Many nations have military “hammers” that can be used on “nails” of different sizes. The US has demonstrated its propensity to use its “hammer” with scarcely diminishing enthusiasm and with scarcely increasing competency.
I think JQ is very insightful here:
Another contributing factor, paradoxically, is that Americans, like most citizens of prosperous and democratic countries, are generally not enthusiastic about war as a policy. The use of military force needs a strong justification to overcome this instinctive opposition, and this typically means statements of lofty goals. When it turns out that these goals are unachievable, they can’t be abandoned without an admission that the original decision to go to war was based on mistaken premises. So ending a failed war typically requires the departure of the administration that started it.

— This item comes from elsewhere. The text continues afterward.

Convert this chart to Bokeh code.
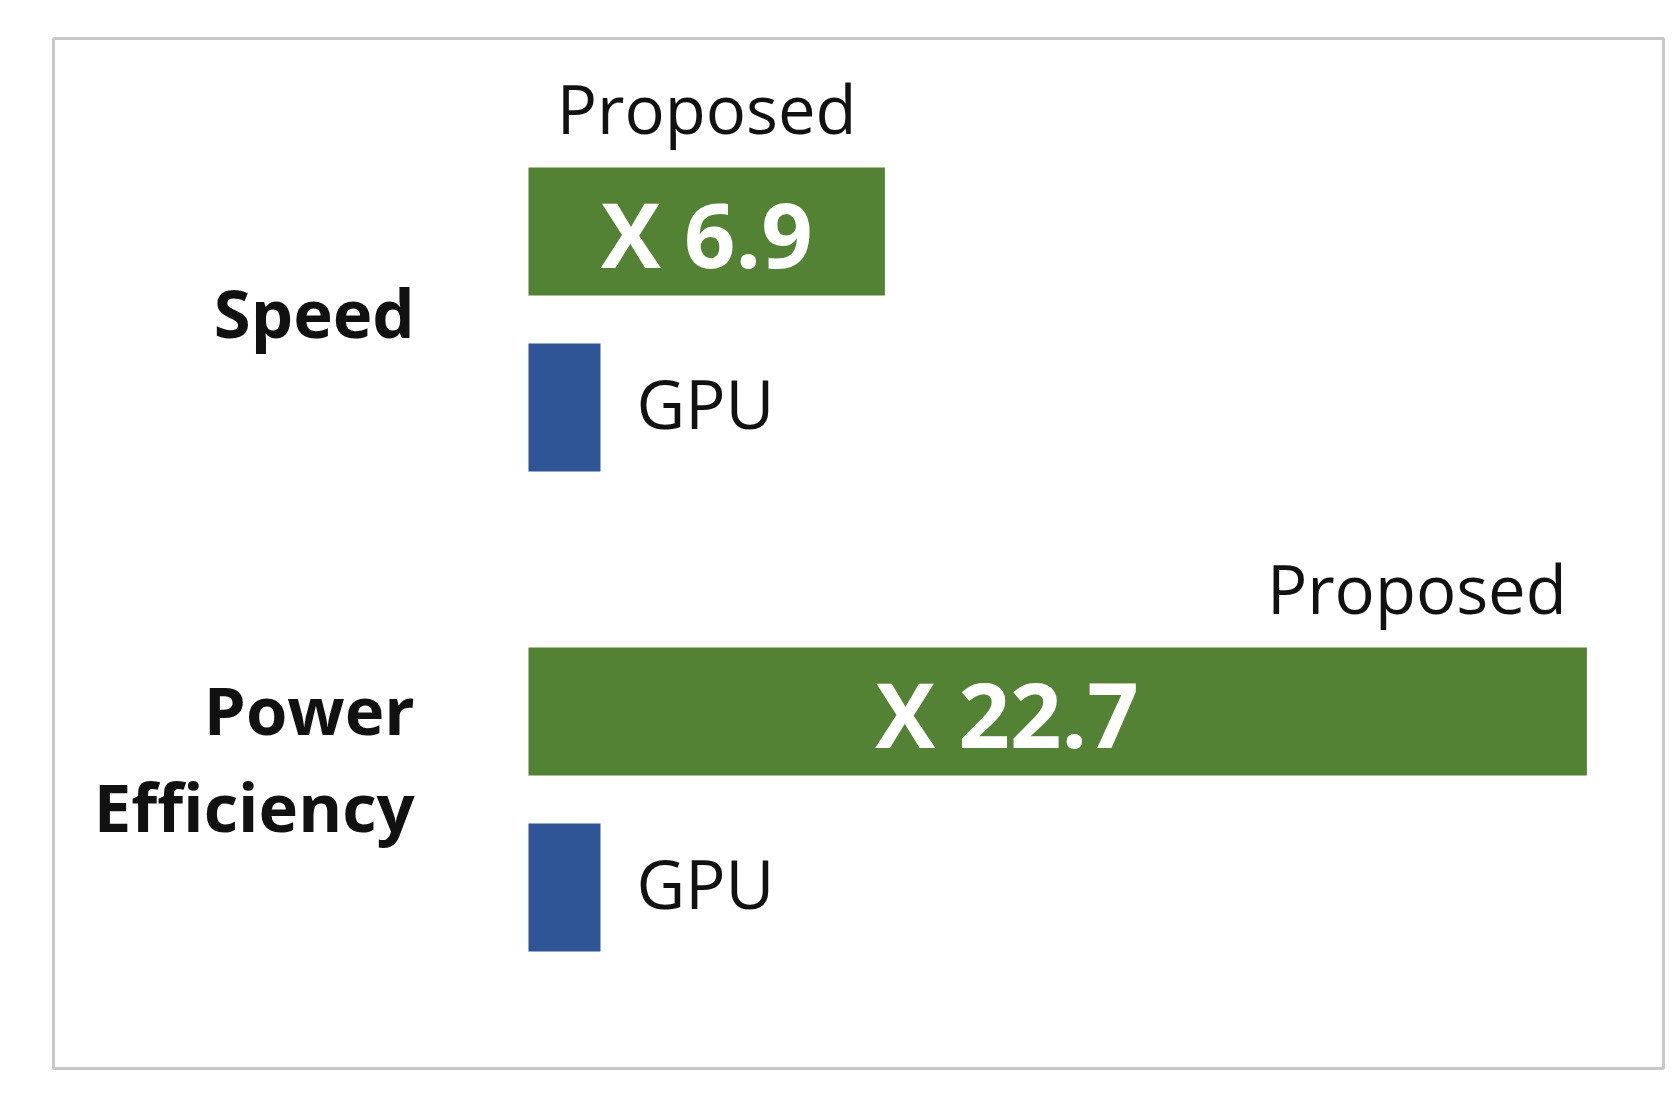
from bokeh.plotting import figure
from bokeh.models import Range1d
from bokeh.core.properties import value
from bokeh.embed import file_html
from bokeh.resources import INLINE

# ---- data (bar lengths in units of the GPU bar) ----
categories = ["Speed", "Power\nEfficiency"]
series_names = ["Proposed", "GPU"]
gpu_len = [1.0, 1.0]
proposed_len = [4.95, 14.7]
factor_labels = ["X 6.9", "X 22.7"]

# ---- styling / layout ----
GREEN = "#548235"
BLUE = "#2F5597"
FONT = "Open Sans"
TXT = "#111111"
BAR_H = 1.0
GROUP_STEP = 3.75
GPU_OFFSET = 1.375
LINE_STEP = 0.758
FIX67 = -0.215                         # baseline correction for 67px text
FIX90 = -0.265                         # baseline correction for 90px text
label_shift = [-0.05, -0.32]           # vertical nudge of category labels
factor_pos = [0.5, 0.452]              # where the factor label sits along the bar
prop_align = ["center", "right"]       # placement of "Proposed" label

y_prop = [i * GROUP_STEP for i in range(len(categories))]
y_gpu = [v + GPU_OFFSET for v in y_prop]

p = figure(width=1670, height=1090, output_backend="svg", toolbar_location=None,
           x_range=Range1d(-6.597, 15.764), y_range=Range1d(6.539, -1.508),
           x_axis_type=None, y_axis_type=None,
           min_border_left=53, min_border_right=7, min_border_top=38, min_border_bottom=22)
p.grid.visible = False
p.outline_line_color = "#c8c8c8"
p.outline_line_width = 3
p.background_fill_color = "white"
p.border_fill_color = "white"

# bars
p.hbar(y=y_prop, left=0, right=proposed_len, height=BAR_H, fill_color=GREEN, line_color=None)
p.hbar(y=y_gpu, left=0, right=gpu_len, height=BAR_H, fill_color=BLUE, line_color=None)

# factor labels inside green bars
fx = [l * f for l, f in zip(proposed_len, factor_pos)]
fy = [y + 0.28 + FIX90 for y in y_prop]
p.text(x=fx, y=fy, text=factor_labels, text_color="white", text_font=value(FONT),
       text_font_style="bold", text_font_size="90px", text_align="center",
       text_baseline="alphabetic")

# "Proposed" labels above green bars
for l, y, a in zip(proposed_len, y_prop, prop_align):
    x = l / 2 if a == "center" else l - 0.28
    p.text(x=[x], y=[y - BAR_H / 2 - 0.25 + FIX67], text=[series_names[0]], text_color=TXT,
           text_font=value(FONT), text_font_size="67px", text_align=a,
           text_baseline="alphabetic")

# "GPU" labels right of blue bars
p.text(x=[l + 0.5 for l in gpu_len], y=[y + 0.18 + FIX67 for y in y_gpu],
       text=[series_names[1]] * len(gpu_len), text_color=TXT,
       text_font=value(FONT), text_font_size="67px", text_align="left",
       text_baseline="alphabetic")

# category labels on the left
for cat, y0, yg, sh in zip(categories, y_prop, y_gpu, label_shift):
    lines = cat.split("\n")
    mid = (y0 + yg) / 2
    first = mid + 0.207 + sh + FIX67 - (len(lines) - 1) * LINE_STEP / 2
    p.text(x=[-1.58] * len(lines), y=[first + k * LINE_STEP for k in range(len(lines))],
           text=lines, text_color=TXT, text_font=value(FONT),
           text_font_style="bold", text_font_size="67px", text_align="right",
           text_baseline="alphabetic")

open("out.html", "w").write(file_html(p, INLINE))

This is the essence of overreach — the setting of unachievable goals. The question is why US elites believe that US voters will not accept grubby, but achievable, goals. Is this mostly a problem of perception of the elites, or is it mostly a more or less fixed feature of American popular political culture which also infects American decision makers?
I have heard many Americans claim that Americans like to be on the side of the “good guys”. The dark history of US meddling in Latin America might contradict this claim. But on the other hand, Americans tend to regard Latinos as troublesome children and therefore unworthy of the rights and responsibilities of freedom. Whatever, US militarists have got away with numerous grubby, but achievable, operations in Latin America, without provoking protest from Americans.
Americans have complex attitudes to different world regions. It is therefore counterproductive to formulate a simple answer to the causes of US overreach.